Lo es, ideológicamente hablando. Ortega, como los comunistas chinos, conserva la fe, típicamente leninista, de que una vanguardia revolucionaria, líder y representante del pueblo, tiene la potestad de gobernar dictatorialmente mientras tolera, por conveniente, la economía de mercado.
Antes, en la década de los setenta y ochenta, era comunista soviético. Creía que el Estado debía ser el motor y amo de la economía y veía al empresariado como enemigo. El desastre de su primera gestión económica (1979-1990), sumado al derrumbe mundial del socialismo, más el éxito de los chinos, lo convenció que estos habían llegado a la fórmula correcta: dejar al partido comunista el control total de la política y al empresariado la creación de empleos y riqueza.
Políticamente Ortega no siguió los pasos de otros líderes de izquierda, como Cardoso, Lula y otros exmarxistas, que evolucionaron hacia la “izquierda democrática”. Más bien permaneció fiel y nostálgico a la idea de la dictadura del partido único, la que Lenin llamó “dictadura del proletariado”.

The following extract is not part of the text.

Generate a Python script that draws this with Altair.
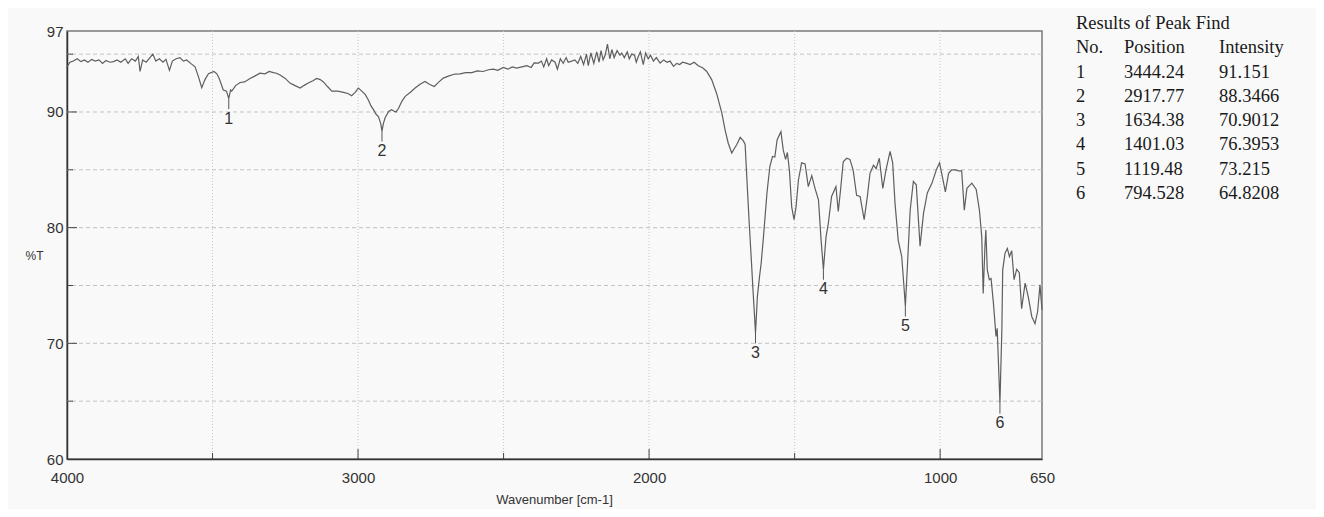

Al regresar al poder en el 2007 implementó la parte económica del modelo chino, cosechando éxitos y simpatías. En el entorno político fue más despacio. Sin perder de vista su objetivo final, decidió desmontar gradualmente el aún nuevo y frágil andamiaje democrático. Fue así concentrando en sus manos todos los poderes del Estado, aunque conservando la apariencia de una democracia formal. Muchos sabíamos que detestaba la democracia representativa; lo había expresado en Cuba y otros foros, aunque no abiertamente en Nicaragua. Pero esperábamos que continuaría jugando dentro de ella, si bien con los dados cargados. Al fin de cuentas parecía una estrategia más potable y de menor riesgo.
A partir de mayo, sin embargo, sorprendió a todos apretando las tuercas y abrazando, pública y abiertamente, su deseado modelo político. Representantes de Ortega en el Foro de Sao Paulo, organización de las izquierdas de América Latina, expresaron recientemente la filosofía detrás de este giro al decir que “La democracia representativa [es] legitimadora del poder de las clases explotadoras, lo cual fundamenta aún más la necesidad de los cambios estructurales, no solo en el ámbito económico, sino en el ámbito político, en cuanto al diseño del modelo”.
Se trata pues del rechazo abierto, en palabras y obras, del tradicional modelo democrático de separación de poderes y libertades públicas, donde el pueblo elige libre y periódicamente, a sus representantes. ¿Para sustituirlo por qué? Por el modelo de partido único, o súper hegemónico, como representante exclusivo de la voluntad popular, al que deben supeditarse todas las instituciones; fuerzas armadas, parlamento y cortes. Partido que, además, usando la terminología de Lenin, ejerce un “centralismo democrático”, que no es más que un sistema vertical de mando donde todas las directrices emanan de un centro o dictador.
En el caso nicaragüense este centro es el matrimonio Ortega Murillo. Igual que en las monarquías absolutas del medioevo, que consideraban que su poder les venía de Dios, ellos se sienten ungidos por la historia para regir para siempre los destinos de sus vasallos. Por tanto, no están obligados a rendirle cuentas a nadie ni a exponer su dominio en elecciones periódicas “burguesas”.
Ese es el nuevo modelo político que nos han recetado a los nicaragüenses: una dictadura unipartidista, dinástica y permanente, que aún no ha terminado de sacar sus garras, pues en su agenda está también incrementar los controles sobre los ciudadanos e ir eliminando libertades con la posible, pero nunca garantizada excepción, de la libertad de hacer plata.
Es el sistema que quieren los Ortega Murillo que acepten resignadamente el sector privado, las iglesias y la sociedad civil.
¿Bajaremos la cabeza?
El autor fue ministro de Educación en el gobierno de doña Violeta Barrios de Chamorro.